#### Exercise goal
Show every line below where "with" can be found.

#### Plotting code records
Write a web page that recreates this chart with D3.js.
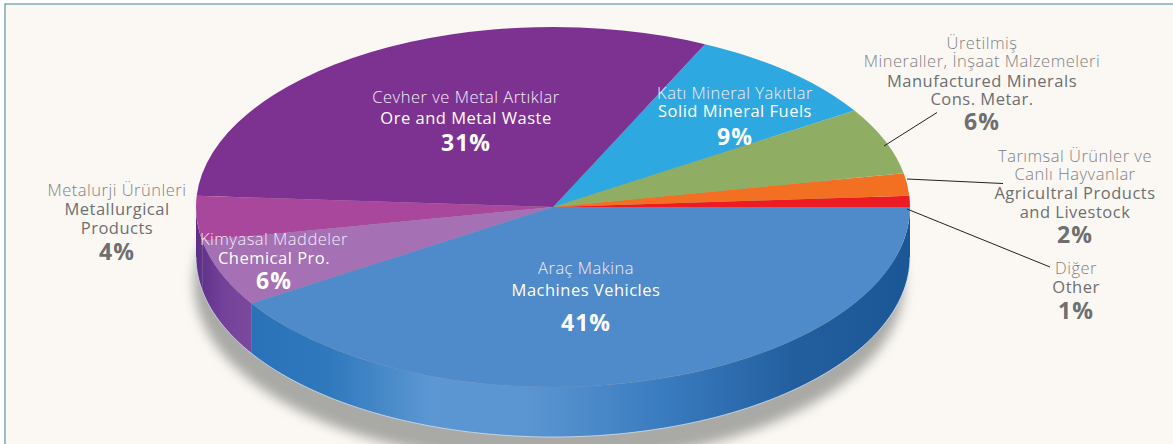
<!DOCTYPE html>
<html><head><meta charset="utf-8">
<style>html,body{margin:0;padding:0;background:#fff}svg{display:block}text{font-family:"Open Sans",Lato,sans-serif;text-anchor:middle}</style>
<script src="https://cdn.jsdelivr.net/npm/d3@7"></script></head>
<body><svg id="c" width="1173" height="444"></svg>
<script>
// Data, in drawing order (counter-clockwise from the right-hand edge)
const categories = ["Other","Agricultral Products and Livestock","Manufactured Minerals Cons. Metar.","Solid Mineral Fuels","Ore and Metal Waste","Metallurgical Products","Chemical Pro.","Machines Vehicles"];
const shares = [1,2,6,9,31,4,6,41];
const localNames = [["Diğer"],["Tarımsal Ürünler ve","Canlı Hayvanlar"],["Üretilmiş","Mineraller, İnşaat Malzemeleri"],["Katı Mineral Yakıtlar"],["Cevher ve Metal Artıklar"],["Metalurji Ürünleri"],["Kimyasal Maddeler"],["Araç Makina"]];
const englishNames = [["Other"],["Agricultral Products","and Livestock"],["Manufactured Minerals","Cons. Metar."],["Solid Mineral Fuels"],["Ore and Metal Waste"],["Metallurgical","Products"],["Chemical Pro."],["Machines Vehicles"]];
const sliceColors = ["#ed1c24","#f37021","#8fad63","#2fa8e1","#7d3192","#a9479c","#a56fb4","#4f8aca"];

const svg = d3.select("#c");
const W = 1173, H = 444, cx = 553, cy = 207, rx = 357, ry = 180, depth = 50;

// background & frame
svg.append("rect").attr("x",5).attr("y",4).attr("width",W).attr("height",H).attr("fill","#fbf8f3").attr("stroke","#5f98a3").attr("stroke-width",1.2);

const defs = svg.append("defs");
defs.append("filter").attr("id","shadowBlur").attr("filterUnits","userSpaceOnUse")
  .attr("x",100).attr("y",0).attr("width",950).attr("height",444+100)
  .append("feGaussianBlur").attr("stdDeviation",6);
defs.append("filter").attr("id","soft").append("feGaussianBlur").attr("stdDeviation",0.5);
const grad = (id,stops,x1,x2)=>{
  const g = defs.append("linearGradient").attr("id",id).attr("gradientUnits","userSpaceOnUse")
    .attr("x1",x1).attr("x2",x2).attr("y1",0).attr("y2",0);
  stops.forEach(s=>g.append("stop").attr("offset",s[0]).attr("stop-color",s[1]));
};
grad("wallBlue",[[0,"#2a72b8"],[0.12,"#3079bd"],[0.27,"#5c97d3"],[0.42,"#5a95d1"],[0.62,"#3a7cc0"],[0.82,"#235f9f"],[1,"#1b5797"]],252,911);
grad("wallPurple",[[0,"#5d2f86"],[0.5,"#75429a"],[1,"#7a4a9e"]],197,252);

// shadow
svg.append("ellipse").attr("cx",cx-4).attr("cy",cy+depth+26).attr("rx",rx-2).attr("ry",ry)
  .attr("fill","#a9a9a5").attr("filter","url(#shadowBlur)");

// pie layout: starts at the right-hand edge and runs counter-clockwise
const pie = d3.pie().value(d=>d).sort(null).startAngle(Math.PI/2).endAngle(Math.PI/2-2*Math.PI);
const slices = pie(shares);
const arc = d3.arc().innerRadius(0).outerRadius(rx);
const px = a => cx + rx*Math.sin(a), py = a => cy - ry*Math.cos(a);

// side wall: only the front half of the ellipse is visible
const wall = (a0,a1) => {
  const n = 60, pts = d3.range(n+1).map(i=>a0+(a1-a0)*i/n);
  const p = d3.path();
  pts.forEach((a,i)=> i? p.lineTo(px(a),py(a)) : p.moveTo(px(a),py(a)));
  pts.slice().reverse().forEach(a=>p.lineTo(px(a),py(a)+depth));
  p.closePath();
  return p.toString();
};
const frontLo = -3*Math.PI/2, frontHi = -Math.PI/2;
slices.forEach((s,i)=>{
  const a0 = Math.max(Math.min(s.startAngle,s.endAngle),frontLo);
  const a1 = Math.min(Math.max(s.startAngle,s.endAngle),frontHi);
  if (a1 > a0) {
    svg.append("path").attr("d",wall(a0,a1)).attr("fill", i===7 ? "url(#wallBlue)" : "url(#wallPurple)");
  }
});
// rim light along the bottom of the wall
const rim = d3.path();
d3.range(0,121).forEach(i=>{const a=frontLo+(frontHi-frontLo)*i/120; const x=px(a),y=py(a)+depth; i?rim.lineTo(x,y):rim.moveTo(x,y);});
svg.append("path").attr("d",rim.toString()).attr("fill","none").attr("stroke","#d6e6f4").attr("stroke-width",0.9).attr("opacity",0.8);

// top face
const face = svg.append("g").attr("transform",`translate(${cx},${cy}) scale(1,${ry/rx})`).attr("filter","url(#soft)");
face.selectAll("path").data(slices).join("path").attr("d",arc).attr("fill",(d,i)=>sliceColors[i]);

// leader lines
const leaders = [[884,146,937,112.5],[907,179,1003,183.5],[907,209,1050,267]];
svg.selectAll("line.l").data(leaders).join("line").attr("x1",d=>d[0]).attr("y1",d=>d[1]).attr("x2",d=>d[2]).attr("y2",d=>d[3]).attr("stroke","#222").attr("stroke-width",1);

// labels: slice index, centre x, baselines of each line, white or grey
const labelLayout = [
 {i:5,x:117,y:[196,215,234],py:260,w:0},
 {i:6,x:274,y:[245,264],py:289,w:1},
 {i:4,x:466,y:[103,124],py:151,w:1},
 {i:3,x:735,y:[99,117],py:145,w:1},
 {i:7,x:586,y:[274,296],py:331,w:1},
 {i:2,x:982,y:[49,67,86.5,105],py:130,w:0},
 {i:1,x:1075,y:[162,180,199,218],py:243,w:0},
 {i:0,x:1076,y:[274,293],py:319,w:0}
];
labelLayout.forEach(l=>{
  const lines = localNames[l.i].map(t=>({t,c:l.w?"#f5ecf5":"#7f8183",wt:300}))
    .concat(englishNames[l.i].map(t=>({t,c:l.w?"#ffffff":"#6d6f71",wt:400})));
  lines.forEach((ln,k)=>{
    svg.append("text").attr("x",l.x).attr("y",l.y[k]).attr("font-size",16.5).attr("letter-spacing",0.5).attr("font-weight",ln.wt).attr("fill",ln.c).text(ln.t);
  });
  svg.append("text").attr("x",l.x).attr("y",l.py).attr("font-size",23).attr("letter-spacing",1).attr("font-weight",700)
    .attr("fill",l.w?"#ffffff":"#6d6f71").text(shares[l.i]+"%");
});
</script></body></html>
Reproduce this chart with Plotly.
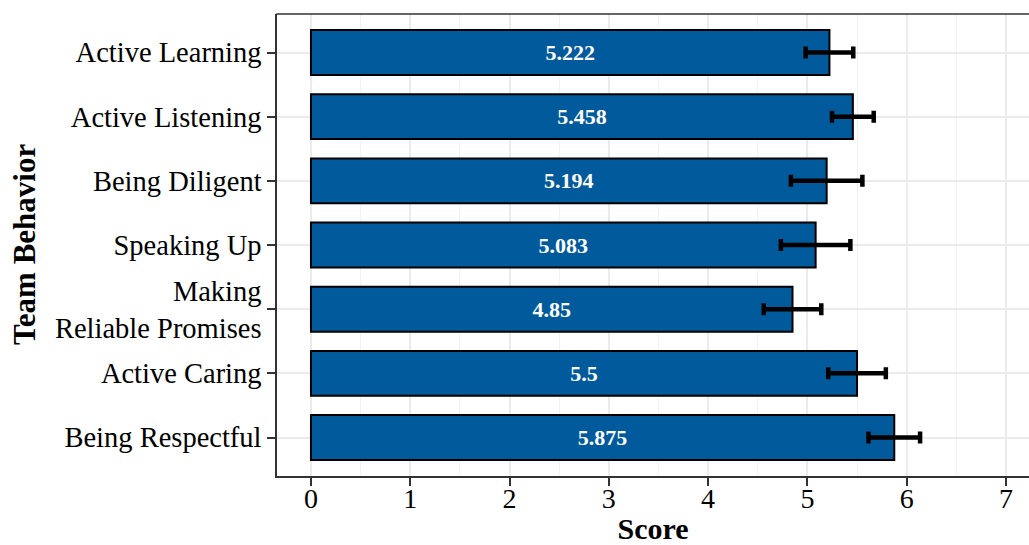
import plotly.graph_objects as go

behaviors = ["Active Learning", "Active Listening", "Being Diligent", "Speaking Up",
             "Making<br>Reliable Promises", "Active Caring", "Being Respectful"]
scores = [5.222, 5.458, 5.194, 5.083, 4.85, 5.5, 5.875]
score_labels = ["5.222", "5.458", "5.194", "5.083", "4.85", "5.5", "5.875"]
errors = [0.24, 0.21, 0.36, 0.35, 0.29, 0.29, 0.26]
x_ticks = [0, 1, 2, 3, 4, 5, 6, 7]

FONT = "Liberation Serif"
BAR = "rgb(0,90,156)"

fig = go.Figure()
fig.add_trace(go.Bar(
    y=behaviors, x=scores, orientation="h", width=0.7,
    marker=dict(color=BAR, line=dict(color="black", width=2)),
    text=score_labels, textposition="inside", insidetextanchor="middle",
    textfont=dict(family=FONT, size=22, color="white", weight="bold"),
    error_x=dict(type="data", array=errors, color="black", thickness=4.5, width=6),
    cliponaxis=False,
))

fig.update_layout(
    width=1029, height=545,
    margin=dict(l=277, r=0, t=14, b=69, autoexpand=False),
    paper_bgcolor="white", plot_bgcolor="white",
    showlegend=False,
    font=dict(family=FONT, color="black"),
    xaxis=dict(
        automargin=False,
        range=[-0.342, 7.232], tickvals=x_ticks, ticktext=[str(v) for v in x_ticks],
        showgrid=True, gridcolor="#EBEBEB", gridwidth=1.5,
        minor=dict(dtick=0.5, tick0=0, showgrid=True, gridcolor="#F2F2F2", gridwidth=0.8),
        zeroline=False, showline=True, linecolor="#333333", linewidth=1.5,
        ticks="outside", ticklen=8, tickwidth=1.5, tickcolor="#333333",
        ticklabelstandoff=-11,
        tickfont=dict(family=FONT, size=28, color="black"),
        title=dict(text="<b>Score</b>", font=dict(family=FONT, size=30, color="black"), standoff=8),
    ),
    yaxis=dict(
        automargin=False,
        categoryorder="array", categoryarray=behaviors[::-1], range=[-0.6, 6.6],
        showgrid=True, gridcolor="#EBEBEB", gridwidth=1.5,
        zeroline=False, showline=True, linecolor="#333333", linewidth=1.5,
        ticks="outside", ticklen=8, tickwidth=1.5, tickcolor="#333333",
        tickfont=dict(family=FONT, size=28.5, color="black"),
    ),
    annotations=[dict(text="<b>Team Behavior</b>", textangle=-90, showarrow=False,
                      xref="paper", yref="paper", x=-0.3364, y=0.5,
                      xanchor="center", yanchor="middle",
                      font=dict(family=FONT, size=31, color="black"))],
    shapes=[dict(type="line", xref="paper", yref="paper", x0=-0.001, x1=1.01, y0=1, y1=1,
                 line=dict(color="#333333", width=1.5))],
)

fig.write_html("out.html")
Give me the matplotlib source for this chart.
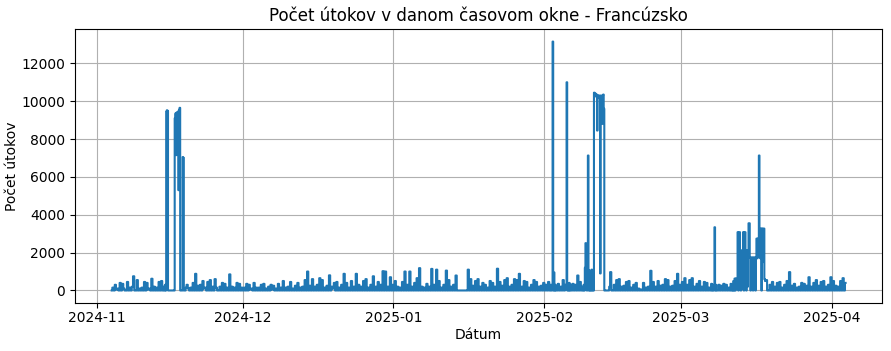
import pandas as pd
import matplotlib
matplotlib.use("Agg")
import matplotlib.pyplot as plt
import matplotlib.dates as mdates

plt.rcParams["path.simplify"] = False

# ---- 6-hourly attack counts (03h, 09h, 15h, 21h), from 2024-11-04 ----
series_start = "2024-11-04 03:00"
nov = [0, 150, 0, 300,   50, 100, 0, 400,   0, 350, 100, 0,   0, 450, 0, 150,
       0, 200, 750, 0,   0, 550, 0, 100,   0, 150, 0, 450,   0, 400, 50, 100,
       0, 620, 0, 200,   0, 150, 0, 450,   0, 500, 0, 200,   0, 300, 9500, 0,
       0, 0, 0, 0,   9300, 9400, 9600, 9500,   9400, 9650, 7050, 0,   0, 0, 300, 100,
       0, 150, 0, 400,   0, 880, 0, 250,   0, 300, 0, 500,   100, 150, 0, 450,
       0, 550, 0, 200,   0, 600, 150, 0,   0, 200, 0, 400,   0, 350, 0, 150,
       0, 850, 0, 200,   0, 150, 0, 400,   0, 350, 0, 150]
dec = [0, 150, 0, 350,   0, 300, 50, 100,   0, 400, 0, 150,   0, 150, 0, 300,
       0, 350, 0, 100,   0, 200, 0, 300,   50, 250, 0, 100,   0, 350, 0, 150,
       0, 500, 0, 150,   0, 200, 0, 450,   0, 100, 0, 250,   0, 400, 0, 150,
       0, 200, 0, 550,   0, 1000, 0, 250,   0, 600, 0, 200,   0, 300, 0, 650,
       0, 550, 0, 150,   0, 250, 0, 800,   0, 200, 100, 400,   0, 450, 0, 150,
       0, 300, 0, 880,   0, 400, 0, 150,   0, 500, 0, 200,   0, 880, 0, 300,
       0, 200, 0, 500,   0, 600, 0, 150,   0, 300, 0, 750,   0, 200, 0, 450,
       0, 300, 0, 1020,   0, 1000, 0, 200,   0, 700, 0, 300]
jan = [0, 500, 0, 200,   0, 150, 0, 450,   0, 1000, 0, 300,   0, 1000, 0, 200,
       0, 400, 0, 650,   0, 1180, 0, 200,   0, 150, 0, 350,   0, 200, 0, 1140,
       0, 300, 0, 1100,   0, 500, 0, 150,   0, 300, 0, 1050,   0, 550, 0, 200,
       0, 300, 0, 790,   0, 0, 0, 0,   0, 0, 0, 0,   0, 1100, 0, 600,
       0, 250, 0, 500,   0, 600, 0, 200,   0, 400, 0, 300,   0, 150, 0, 500,
       0, 400, 0, 200,   0, 1150, 0, 450,   0, 250, 0, 550,   0, 650, 0, 200,
       0, 300, 0, 600,   0, 550, 0, 880,   0, 200, 0, 500,   0, 450, 0, 150,
       0, 300, 0, 550,   0, 450, 0, 200,   0, 250, 0, 400]
feb = [0, 300, 0, 450,   0, 300, 0, 13150,   0, 950, 0, 350,   0, 200, 0, 550,
       0, 300, 0, 11000,   0, 200, 0, 350,   0, 300, 0, 790,   0, 450, 0, 200,
       0, 1200, 0, 2500,   7130, 0, 1060, 0,   10450, 10300, 10300, 10250,   900, 10300, 10150, 10300,
       9600, 0, 0, 0,   0, 0, 970, 0,   0, 300, 0, 550,   0, 600, 0, 200,
       0, 250, 0, 450,   0, 500, 0, 150,   0, 300, 0, 400,   0, 100, 0, 50,
       0, 400, 0, 150,   0, 200, 0, 1040,   0, 450, 0, 200,   0, 500, 0, 250,
       0, 300, 0, 600,   0, 550, 0, 200,   0, 250, 0, 500,   0, 880, 0, 300]
mar = [0, 450, 0, 650,   0, 300, 0, 550,   0, 650, 0, 200,   0, 350, 0, 500,
       0, 200, 0, 450,   0, 400, 0, 150,   0, 350, 0, 3340,   0, 100, 0, 300,
       0, 250, 0, 350,   0, 300, 0, 150,   0, 350, 0, 630,   3080, 2110, 3080, 2110,
       3550, 1740, 1740, 1740,   1740, 1740, 1740, 2740,   1740, 2740, 1740, 1740,
       2740, 7130, 3170, 3270,   3270, 3270, 600, 500,
       0, 0, 550, 0,   0, 300, 0, 450,   0, 200, 0, 400,   0, 450, 0, 150,
       0, 300, 0, 500,   0, 970, 0, 250,   0, 350, 0, 150,   0, 200, 0, 400,
       0, 350, 0, 250,   0, 700, 0, 200,   0, 400, 0, 550,   0, 250, 0, 450,
       0, 500, 0, 200,   0, 300, 0, 700]
apr = [0, 500, 0, 250,   0, 200, 0, 500,   0, 650, 0, 400]

# ---- 3-hourly detail around the attack waves ----
detail_starts = ["2024-11-15 00:00", "2025-02-02 12:00", "2025-02-05 12:00",
                 "2025-02-09 00:00", "2025-03-07 12:00", "2025-03-11 12:00"]
w_nov15 = [0, 300, 0, 9450, 9520, 9480, 0, 0, 0, 0, 0, 0, 0, 0, 0, 0, 0,
           9100, 9350, 7150, 9400, 9300, 9450, 5300, 9550, 9650,
           0, 0, 0, 0, 7050, 7000, 0, 0, 0, 150]
w_feb02 = [0, 200, 13150, 0, 950, 0, 300, 0]
w_feb05 = [200, 11000, 0, 300, 0, 400, 0, 300]
w_feb09 = [0, 300, 0, 1200, 2500, 2450, 0, 800, 7130, 0, 1060, 0,
           1000, 0, 1100, 0, 950, 0, 10450, 10300, 10400, 10250, 10350,
           8450, 10300, 10200, 10300, 10250, 900, 10300, 10150, 8800, 10300,
           10350, 9600, 0, 0, 0, 0, 0, 0, 0, 0, 200]
w_mar07 = [0, 300, 0, 200, 3340, 0, 300, 0]
w_mar11 = [0, 300, 0, 500, 0, 630, 0, 630, 100, 600,
           3080, 0, 3080, 3080, 2110, 0, 2110, 100, 2110,
           3080, 0, 3080, 3080, 2110, 0, 2110, 200, 2110,
           3550, 3550, 1740, 0, 1740, 100, 1740, 0, 1740, 200, 1740, 0, 1740,
           2740, 1700, 2740, 1800, 7130, 3170, 1700,
           3270, 0, 3270, 1500, 3270, 3270, 600, 500]
detail_values = [w_nov15, w_feb02, w_feb05, w_feb09, w_mar07, w_mar11]

# ---- assemble ----
base_vals = nov + dec + jan + feb + mar + apr
s = pd.Series(base_vals, index=pd.date_range(series_start, periods=len(base_vals), freq="6h"),
              dtype=float)
half = pd.Timedelta(hours=1.5)
parts = []
for start, vals in zip(detail_starts, detail_values):
    idx = pd.date_range(start, periods=len(vals), freq="3h")
    s = s[~((s.index >= idx[0] - half) & (s.index <= idx[-1] + half))]
    parts.append(pd.Series(vals, index=idx, dtype=float))
s = pd.concat([s] + parts).sort_index()

fig = plt.figure(figsize=(8.91, 3.51), dpi=100)
ax = fig.add_axes([0.0842, 0.137, 0.906, 0.78])
ax.plot(s.index, s.values, color="#1f77b4", linewidth=1.5, drawstyle="steps-mid")
ax.set_title("Počet útokov v danom časovom okne - Francúzsko", fontsize=12)
ax.set_xlabel("Dátum", labelpad=2)
ax.set_ylabel("Počet útokov")
ax.yaxis.set_label_coords(-0.069, 0.5)
ax.xaxis.set_major_locator(mdates.MonthLocator())
ax.xaxis.set_major_formatter(mdates.DateFormatter("%Y-%m"))
ax.tick_params(axis="x", pad=2.5)
ax.grid(True)
fig.savefig("out.png", dpi=100)
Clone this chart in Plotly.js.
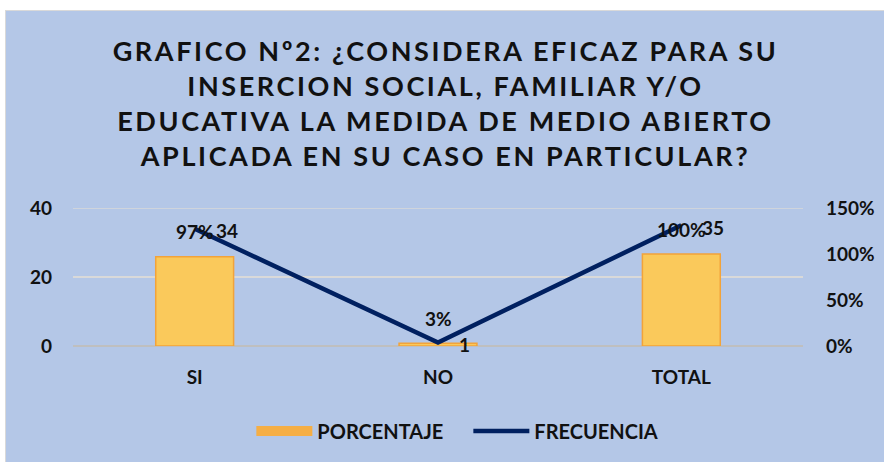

#### Solution
Write a web page that recreates this chart with D3.js.
Reproduce this chart with Plotly.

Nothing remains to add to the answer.